Levana likely relates to Hebrew levanah, meaning "moon" or "white," and also echoes the Roman goddess Levana.
Levana arrives carrying twin heritages: one Hebrew, one Roman, each luminous in its own way. In Hebrew, levanah means "the moon" or "the white one" — from the root lavan, white — making Levana a sister name to Luna and Cynthia in the pantheon of lunar feminine names. The moon has been a symbol of feminine power, cycles of renewal, and the hidden rhythms of the natural world across virtually every human culture, and a name meaning simply "the moon" participates in all of that symbolism with quiet confidence.
In Roman religion, Levana was a specific goddess: the deity who presided over the moment a father lifted (levare) a newborn from the ground to acknowledge the child and welcome it into the family. Before that ritual, the infant's survival was uncertain; Levana's role was to sanctify the moment of acceptance and grant the child its place in the world. Thomas De Quincey immortalized this figure in his 1845 essay "Levana and Our Ladies of Sorrow," where she appears as a stately presence overseeing all of human childhood.

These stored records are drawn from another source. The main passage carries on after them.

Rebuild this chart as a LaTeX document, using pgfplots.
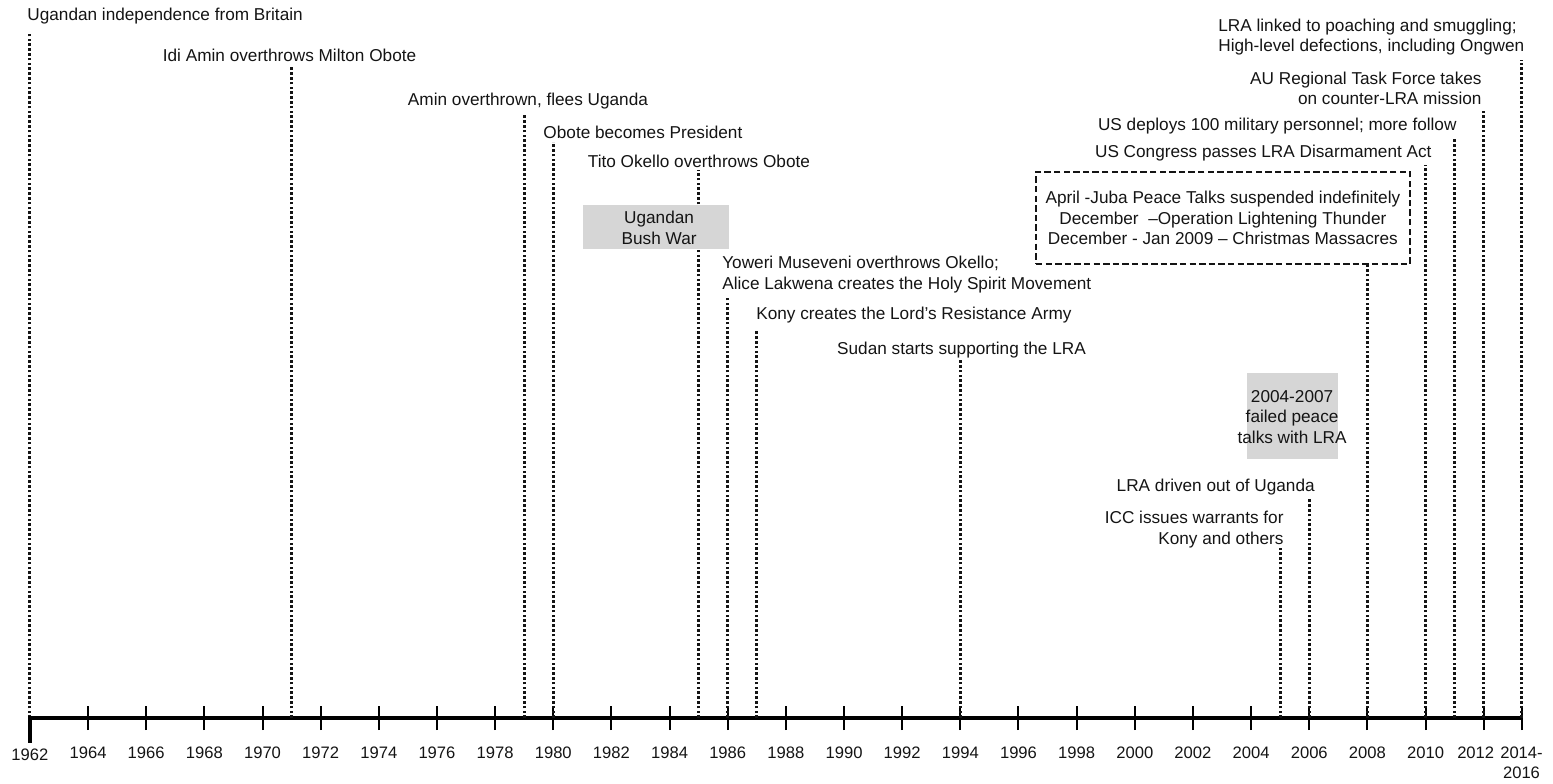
\documentclass[border=0pt]{standalone}
\usepackage{fontspec}
\setmainfont{Liberation Sans}
\usepackage{pgfplots}
\usepackage{pgfplotstable}
\pgfplotsset{compat=1.18}
\definecolor{txt}{HTML}{141414}
\definecolor{boxgray}{HTML}{D6D6D6}

\pgfplotstableread{
year h
1962 686
1971 651
1979 603
1980 576
1985 548
1986 422
1987 388
1994 358
2005 170
2006 220
2008 454
2010 553
2011 580
2012 608
2013.3 658
}\events

\begin{document}
\begin{tikzpicture}[ev/.style={font=\fontsize{8.6}{10.3}\selectfont, text=txt, inner sep=0pt}]
\begin{axis}[
  scale only axis, width=745.8pt, height=359pt,
  xmin=1962, xmax=2013.3, ymin=0, ymax=718,
  axis x line*=bottom, axis y line=none,
  clip=false,
  axis line style={line width=2.25pt, black, line cap=butt},
  xtick={1964,1966,1968,1970,1972,1974,1976,1978,1980,1982,1984,1986,1988,1990,1992,1994,1996,1998,2000,2002,2004,2006,2008,2010,2012,2013.3},
  xticklabels={1964,1966,1968,1970,1972,1974,1976,1978,1980,1982,1984,1986,1988,1990,1992,1994,1996,1998,2000,2002,2004,2006,2008,2010,{\hspace*{-8pt}2012},{2014-\\2016}},
  extra x ticks={1962},
  extra x tick labels={1962},
  extra x tick style={major tick length=0pt, xticklabel style={yshift=-7pt}},
  major tick length=12pt, tick align=center,
  tick style={line width=1pt, black},
  xticklabel style={font=\fontsize{8.3}{9.8}\selectfont, text=txt, anchor=north, inner sep=0pt, yshift=-8.5pt, align=center},
]
% event lines
\addplot[ycomb, mark=none, line width=1.5pt, dash pattern=on 1.3pt off 1.1pt, color=black!92] table[x=year,y=h]{\events};
% start stub
\addplot[mark=none, line width=2.25pt, black] coordinates {(1962,2) (1962,-25)};
% gray boxes
\addplot[fill=boxgray, draw=none] coordinates {(1981.02,469) (1986.04,469) (1986.04,513) (1981.02,513)} -- cycle;
\addplot[fill=boxgray, draw=none] coordinates {(2003.86,259) (2006.99,259) (2006.99,345) (2003.86,345)} -- cycle;
% dashed box
\addplot[draw=black!92, line width=1.1pt, dash pattern=on 3.2pt off 1.6pt] coordinates {(1996.60,454) (2009.47,454) (2009.47,546) (1996.60,546)} -- cycle;

% labels
\node[ev, anchor=west] at (axis cs:1961.90,702) {Ugandan independence from Britain};
\node[ev] at (axis cs:1970.93,663) {Idi Amin overthrows Milton Obote};
\node[ev] at (axis cs:1979.13,617) {Amin overthrown, flees Uganda};
\node[ev, anchor=west] at (axis cs:1979.65,586) {Obote becomes President};
\node[ev] at (axis cs:1985.01,557) {Tito Okello overthrows Obote};
\node[ev, align=center] at (axis cs:1983.64,490) {Ugandan\\Bush War};
\node[ev, anchor=west, align=left] at (axis cs:1985.80,443.5) {Yoweri Museveni overthrows Okello;\\Alice Lakwena creates the Holy Spirit Movement};
\node[ev, anchor=west] at (axis cs:1986.97,403) {Kony creates the Lord's Resistance Army};
\node[ev] at (axis cs:1994.04,368) {Sudan starts supporting the LRA};
\node[ev, align=center] at (axis cs:2003.03,500) {April -Juba Peace Talks suspended indefinitely\\December\ \ –Operation Lightening Thunder\\December - Jan 2009 – Christmas Massacres};
\node[ev, anchor=east] at (axis cs:2010.22,565) {US Congress passes LRA Disarmament Act};
\node[ev, anchor=east] at (axis cs:2011.08,592) {US deploys 100 military personnel; more follow};
\node[ev, anchor=east, align=right] at (axis cs:2011.94,629.5) {AU Regional Task Force takes\\on counter-LRA mission};
\node[ev, anchor=west, align=left] at (axis cs:2002.86,681) {LRA linked to poaching and smuggling;\\High-level defections, including Ongwen};
\node[ev, align=center] at (axis cs:2005.41,301) {2004-2007\\failed peace\\talks with LRA};
\node[ev, anchor=east] at (axis cs:2006.20,231) {LRA driven out of Uganda};
\node[ev, anchor=east, align=right] at (axis cs:2005.13,188.5) {ICC issues warrants for\\Kony and others};
\end{axis}
\pgfresetboundingbox
\path[use as bounding box] ([shift={(-14.95pt,-32.5pt)}]current axis.south west) rectangle ([shift={(15.75pt,0pt)}]current axis.north east);
\end{tikzpicture}
\end{document}
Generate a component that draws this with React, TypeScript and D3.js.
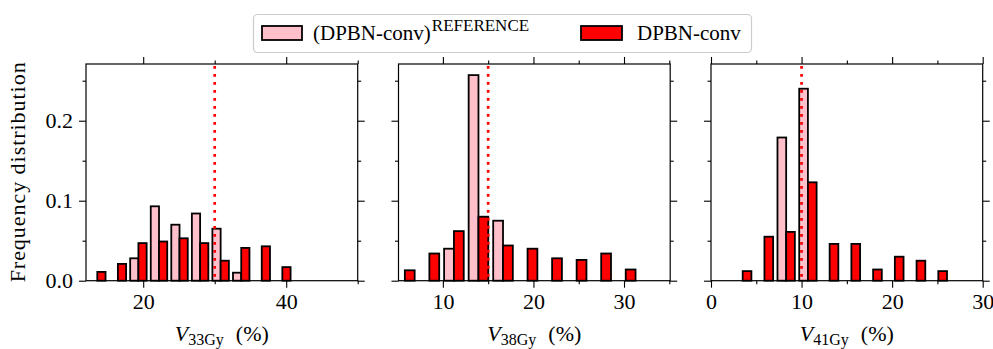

As a given name, Levana achieves something rare: it sounds modern and fresh to contemporary ears while reaching back to both Biblical Hebrew and classical Rome. It has been used in Israeli families for decades and is now attracting renewed interest internationally, particularly among parents who want a name with Jewish cultural roots that wears well outside specifically Jewish contexts. The name sounds like Savannah, Serena, and Lavinia while meaning something entirely its own.